» **Aim of the exercise**
Leaving out every picture, quote the data below exactly as it appears.
━━━━
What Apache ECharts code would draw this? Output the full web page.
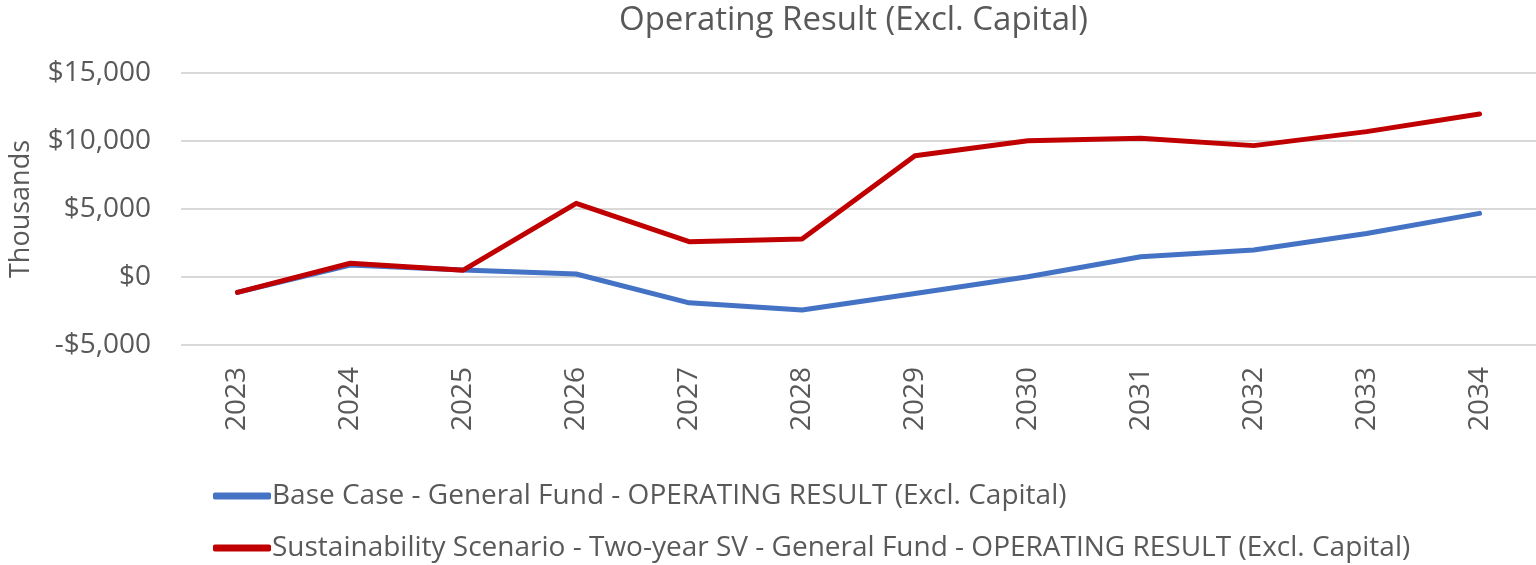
<!DOCTYPE html>
<html>
<head>
<meta charset="utf-8">
<title>Operating Result (Excl. Capital)</title>
<script src="https://cdn.jsdelivr.net/npm/echarts@6/dist/echarts.min.js"></script>
<style>
    html, body {
        margin: 0;
        padding: 0;
        background: #ffffff;
    }

    #chart {
        width: 1536px;
        height: 565px;
    }
</style>
</head>
<body>
<div id="chart"></div>
<script>
// values in thousands of dollars
const years = ['2023', '2024', '2025', '2026', '2027', '2028', '2029', '2030', '2031', '2032', '2033', '2034'];
const baseCase = [-1130, 880, 510, 220, -1900, -2430, -1220, 20, 1490, 1990, 3200, 4680];
const sustainability = [-1130, 1010, 500, 5420, 2600, 2790, 8920, 10020, 10200, 9660, 10690, 11990];
const seriesNames = [
    'Base Case - General Fund - OPERATING RESULT (Excl. Capital)',
    'Sustainability Scenario - Two-year SV - General Fund - OPERATING RESULT (Excl. Capital)'
];

const font = 'Open Sans';
const textColor = '#595959';

const myChart = echarts.init(document.getElementById('chart'));

// Excel style currency label: $15,000 / -$5,000
function dollars(v) {
    const s = Math.abs(v).toLocaleString('en-US');
    return (v < 0 ? '-$' : '$') + s;
}

const option = {
    animation: false,
    title: {
        text: 'Operating Result (Excl. Capital)',
        left: 614,
        top: -1,
        textStyle: { fontFamily: font, fontSize: 33, fontWeight: 'normal', color: textColor }
    },
    legend: {
        orient: 'vertical',
        left: 213,
        top: 482,
        height: 83,
        padding: 0,
        itemWidth: 58,
        itemHeight: 7,
        itemGap: 24,
        textStyle: { fontFamily: font, fontSize: 28, color: textColor, padding: [0, 0, 0, -4] },
        data: seriesNames.map(n => ({ name: n, icon: 'roundRect' }))
    },
    grid: {
        left: 180,
        right: 0,
        top: 73,
        bottom: 220,
        containLabel: false
    },
    xAxis: {
        type: 'category',
        data: years,
        boundaryGap: true,
        axisLine: { show: false },
        axisTick: { show: false },
        axisLabel: {
            rotate: 90,
            margin: 22,
            fontFamily: font,
            fontSize: 28,
            color: textColor
        }
    },
    yAxis: {
        type: 'value',
        min: -5000,
        max: 15000,
        interval: 5000,
        name: 'Thousands',
        nameLocation: 'middle',
        nameGap: 146,
        nameTextStyle: { fontFamily: font, fontSize: 27, color: textColor },
        axisLine: { show: false },
        axisTick: { show: false },
        splitLine: { lineStyle: { color: '#d9d9d9', width: 2 } },
        axisLabel: {
            margin: 30,
            fontFamily: font,
            fontSize: 28,
            color: textColor,
            formatter: dollars
        }
    },
    series: [
        {
            name: seriesNames[0],
            type: 'line',
            data: baseCase,
            symbol: 'none',
            color: '#4472c4',
            lineStyle: { width: 5, cap: 'round', join: 'round' }
        },
        {
            name: seriesNames[1],
            type: 'line',
            data: sustainability,
            symbol: 'none',
            color: '#c00000',
            lineStyle: { width: 5, cap: 'round', join: 'round' }
        }
    ]
};

myChart.setOption(option);
</script>
</body>
</html>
━━━━
» **Exercise output**
What Apache ECharts code would draw this? Output the full web page.
<!DOCTYPE html>
<html>
<head>
<meta charset="utf-8">
<title>Operating Result (Excl. Capital)</title>
<script src="https://cdn.jsdelivr.net/npm/echarts@6/dist/echarts.min.js"></script>
<style>
    html, body {
        margin: 0;
        padding: 0;
        background: #ffffff;
    }

    #chart {
        width: 1536px;
        height: 565px;
    }
</style>
</head>
<body>
<div id="chart"></div>
<script>
// values in thousands of dollars
const years = ['2023', '2024', '2025', '2026', '2027', '2028', '2029', '2030', '2031', '2032', '2033', '2034'];
const baseCase = [-1130, 880, 510, 220, -1900, -2430, -1220, 20, 1490, 1990, 3200, 4680];
const sustainability = [-1130, 1010, 500, 5420, 2600, 2790, 8920, 10020, 10200, 9660, 10690, 11990];
const seriesNames = [
    'Base Case - General Fund - OPERATING RESULT (Excl. Capital)',
    'Sustainability Scenario - Two-year SV - General Fund - OPERATING RESULT (Excl. Capital)'
];

const font = 'Open Sans';
const textColor = '#595959';

const myChart = echarts.init(document.getElementById('chart'));

// Excel style currency label: $15,000 / -$5,000
function dollars(v) {
    const s = Math.abs(v).toLocaleString('en-US');
    return (v < 0 ? '-$' : '$') + s;
}

const option = {
    animation: false,
    title: {
        text: 'Operating Result (Excl. Capital)',
        left: 614,
        top: -1,
        textStyle: { fontFamily: font, fontSize: 33, fontWeight: 'normal', color: textColor }
    },
    legend: {
        orient: 'vertical',
        left: 213,
        top: 482,
        height: 83,
        padding: 0,
        itemWidth: 58,
        itemHeight: 7,
        itemGap: 24,
        textStyle: { fontFamily: font, fontSize: 28, color: textColor, padding: [0, 0, 0, -4] },
        data: seriesNames.map(n => ({ name: n, icon: 'roundRect' }))
    },
    grid: {
        left: 180,
        right: 0,
        top: 73,
        bottom: 220,
        containLabel: false
    },
    xAxis: {
        type: 'category',
        data: years,
        boundaryGap: true,
        axisLine: { show: false },
        axisTick: { show: false },
        axisLabel: {
            rotate: 90,
            margin: 22,
            fontFamily: font,
            fontSize: 28,
            color: textColor
        }
    },
    yAxis: {
        type: 'value',
        min: -5000,
        max: 15000,
        interval: 5000,
        name: 'Thousands',
        nameLocation: 'middle',
        nameGap: 146,
        nameTextStyle: { fontFamily: font, fontSize: 27, color: textColor },
        axisLine: { show: false },
        axisTick: { show: false },
        splitLine: { lineStyle: { color: '#d9d9d9', width: 2 } },
        axisLabel: {
            margin: 30,
            fontFamily: font,
            fontSize: 28,
            color: textColor,
            formatter: dollars
        }
    },
    series: [
        {
            name: seriesNames[0],
            type: 'line',
            data: baseCase,
            symbol: 'none',
            color: '#4472c4',
            lineStyle: { width: 5, cap: 'round', join: 'round' }
        },
        {
            name: seriesNames[1],
            type: 'line',
            data: sustainability,
            symbol: 'none',
            color: '#c00000',
            lineStyle: { width: 5, cap: 'round', join: 'round' }
        }
    ]
};

myChart.setOption(option);
</script>
</body>
</html>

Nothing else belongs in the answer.